The Undecidability of Artificial General Intelligence (AGI) Alignment

Abstract

This article establishes the foundational mathematical limits of Artificial General Intelligence (AGI) safety, proving that the core barrier is not the impossibility of an aligned state, but its structural unverifiability. We formalize this boundary through two central impossibility results: the Unverifiability Theorem of Alignment and the Theorem of Finite Structural Unverifiability of AGI Alignment. We ground this boundary at Trakhtenbrot's Wall, demonstrating that contemporary engineering defenses relying on finite hardware or halting architectures fail to escape logical obstructions.

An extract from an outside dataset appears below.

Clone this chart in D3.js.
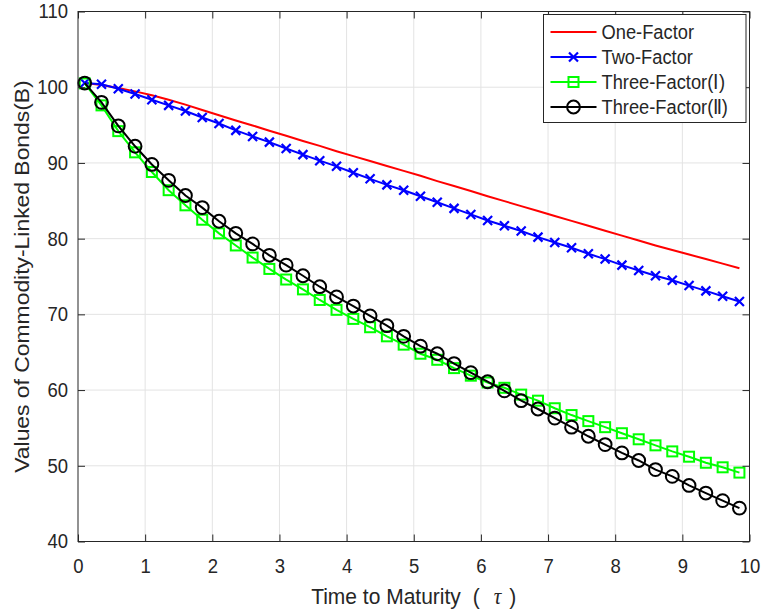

This failure manifests as an inescapable triad of containment failures: open domains yield fundamental undecidability (Rice and Gödel); universal finite verification collapses into algorithmic incomputability (Trakhtenbrot); and particular bounded environments trap the supervisor within intractable bounds in the worst case. As a direct structural corollary of these results, we derive the Soundness--Completeness--Tractability Trilemma, establishing that the mutual incompatibility of these three properties is a necessary consequence of descriptive complexity rather than an empirical anomaly. Finally, we map these theoretical bounds onto practical AI engineering, demonstrating that modern containment strategies are not temporary patches, but mandatory sacrifices of logical expressivity required to secure decidable fragments of safety.